In the 1752 British switch to the Gregorian calendar, the day after
Wednesday September 2 was Thursday September 14. Special days and
celebrations in the ecclesiastical and civil calendars kept the
nominal dates that persisted before the calendar change. So
Christmas, Guy Fawkes Day, anniversaries (including of baptisms and
births) remained on the same nominal date. The exception was made,
however, to any dates affecting property rights so that landlords and
employers did not lose 11 days. Settlement days thus preserved the
traditional duration of the contracts and the "real", as opposed to
the "nominal" date, by moving 11 days forward. So from 1752 onward,
"New" Michaelmas day was celebrated in the church calendar on
September 29 (the same nominal date as before 1752), but Bank of
England shareholders, or agricultural workers who had been hired on
Lady Day, were paid their dividends, or harvest wages, on the "Old"
Michaelmas settlement day of October 11. Labor fairs also made
preserved the "real/old" date; before 1752, the Lady Day fairs were
on March 25th, but after 1752 on April 6.

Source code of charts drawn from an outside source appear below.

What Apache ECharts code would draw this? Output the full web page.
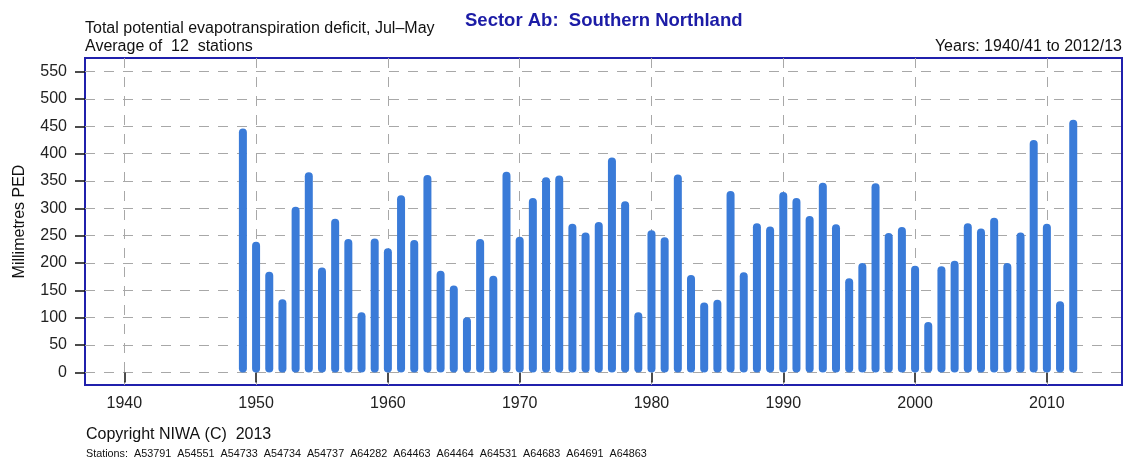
<!DOCTYPE html>
<html>
<head>
<meta charset="utf-8">
<script src="https://cdn.jsdelivr.net/npm/echarts@6/dist/echarts.min.js"></script>
<style>
  html, body { margin: 0; padding: 0; background: #fff; }
  #main { width: 1129px; height: 462px; }
</style>
</head>
<body>
<div id="main"></div>
<script>
// season start years, 1949/50 .. 2012/13
var years = [1949,1950,1951,1952,1953,1954,1955,1956,1957,1958,1959,
  1960,1961,1962,1963,1964,1965,1966,1967,1968,1969,
  1970,1971,1972,1973,1974,1975,1976,1977,1978,1979,
  1980,1981,1982,1983,1984,1985,1986,1987,1988,1989,
  1990,1991,1992,1993,1994,1995,1996,1997,1998,1999,
  2000,2001,2002,2003,2004,2005,2006,2007,2008,2009,
  2010,2011,2012];
// total PED (mm)
var ped = [446,239,184,134,303,366,192,281,244,110,245,
  227,324,242,361,186,159,101,244,177,367,
  248,319,357,360,272,256,275,393,313,110,
  260,247,362,178,128,133,332,183,273,267,
  330,319,286,347,271,172,200,346,255,266,
  195,92,194,204,273,263,283,200,256,425,
  272,130,462];

var xTicks = [1940,1950,1960,1970,1980,1990,2000,2010];
var yTicks = [0,50,100,150,200,250,300,350,400,450,500,550];
var stations = ['A53791','A54551','A54733','A54734','A54737','A64282','A64463','A64464','A64531','A64683','A64691','A64863'];

var barData = [];
for (var i = 0; i < years.length; i++) {
  barData.push([years[i], ped[i]]);
}

var font = '"Liberation Sans", Arial, sans-serif';
var chart = echarts.init(document.getElementById('main'));

function txt(size, weight, color) {
  return { fontSize: size, lineHeight: size, fontWeight: weight, color: color, fontFamily: font };
}

chart.setOption({
  animation: false,
  textStyle: { fontFamily: font },
  title: [{
    text: 'Total potential evapotranspiration deficit, Jul\u2013May',
    left: 85, top: 21, padding: 0,
    textStyle: txt(16, 'normal', '#111')
  }, {
    text: 'Average of  12  stations',
    left: 85, top: 39, padding: 0,
    textStyle: txt(16, 'normal', '#111')
  }, {
    text: 'Sector Ab:  Southern Northland',
    left: 465, top: 12, padding: 0,
    textStyle: txt(18.5, 'bold', '#1c1ca6')
  }, {
    text: 'Years: 1940/41 to 2012/13',
    right: 7, top: 39, padding: 0,
    textStyle: txt(16, 'normal', '#111')
  }, {
    text: 'Copyright NIWA (C)  2013',
    left: 86, top: 427, padding: 0,
    textStyle: txt(16, 'normal', '#111')
  }, {
    text: 'Stations:  ' + stations.join('  '),
    left: 86, top: 449, padding: 0,
    textStyle: txt(10.8, 'normal', '#111')
  }],
  grid: {
    left: 85, right: 7, top: 58, bottom: 77,
    show: true,
    borderColor: '#2020ac',
    borderWidth: 2,
    containLabel: false
  },
  xAxis: {
    type: 'value',
    min: 1937.02,
    max: 2015.7,
    axisLine: { show: false },
    axisTick: { show: true, customValues: xTicks, length: 10, lineStyle: { color: '#111', width: 1.5 } },
    axisLabel: {
      customValues: xTicks, fontSize: 16, color: '#222', margin: 11, fontFamily: font,
      formatter: function (v) { return String(v); }
    },
    splitLine: { show: true, lineStyle: { type: [10, 9], color: '#a8a8a8', width: 1 } }
  },
  yAxis: {
    type: 'value',
    min: -23,
    max: 575,
    name: 'Millimetres PED',
    nameLocation: 'middle',
    nameGap: 57,
    nameRotate: 90,
    nameTextStyle: { fontSize: 16, color: '#111', fontFamily: font },
    axisLine: { show: false },
    axisTick: { show: true, customValues: yTicks, length: 10, lineStyle: { color: '#111', width: 1.5 } },
    axisLabel: { customValues: yTicks, fontSize: 16, color: '#222', margin: 18, fontFamily: font },
    splitLine: { show: true, lineStyle: { type: [10, 9], color: '#a8a8a8', width: 1 } }
  },
  series: [{
    type: 'bar',
    data: barData,
    barWidth: 8,
    itemStyle: { color: '#3a7bd8', borderRadius: 4 }
  }]
});
</script>
</body>
</html>
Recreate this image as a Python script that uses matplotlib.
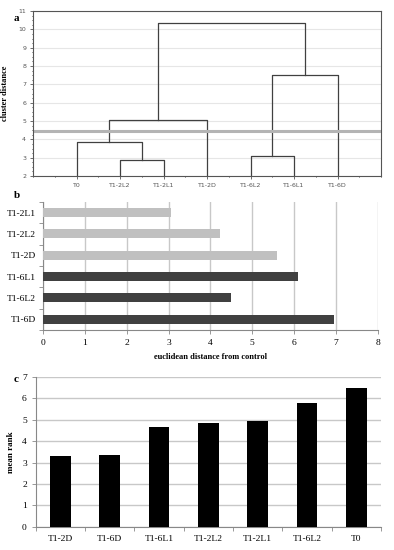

So the anniversary of 5 June should remain so. A source of confusion,
however, could arise for British anniversaries of events that
happened between January 1 and March 25. Before 1752, the New Year
began on Lady Day, March 25 and after 1752 on January 1. Some
political economists such as John Graunt who wrote in the late 1600s,
even used fractions such as in 1 February 1662/3 to reconcile British
and continental differences before 1752.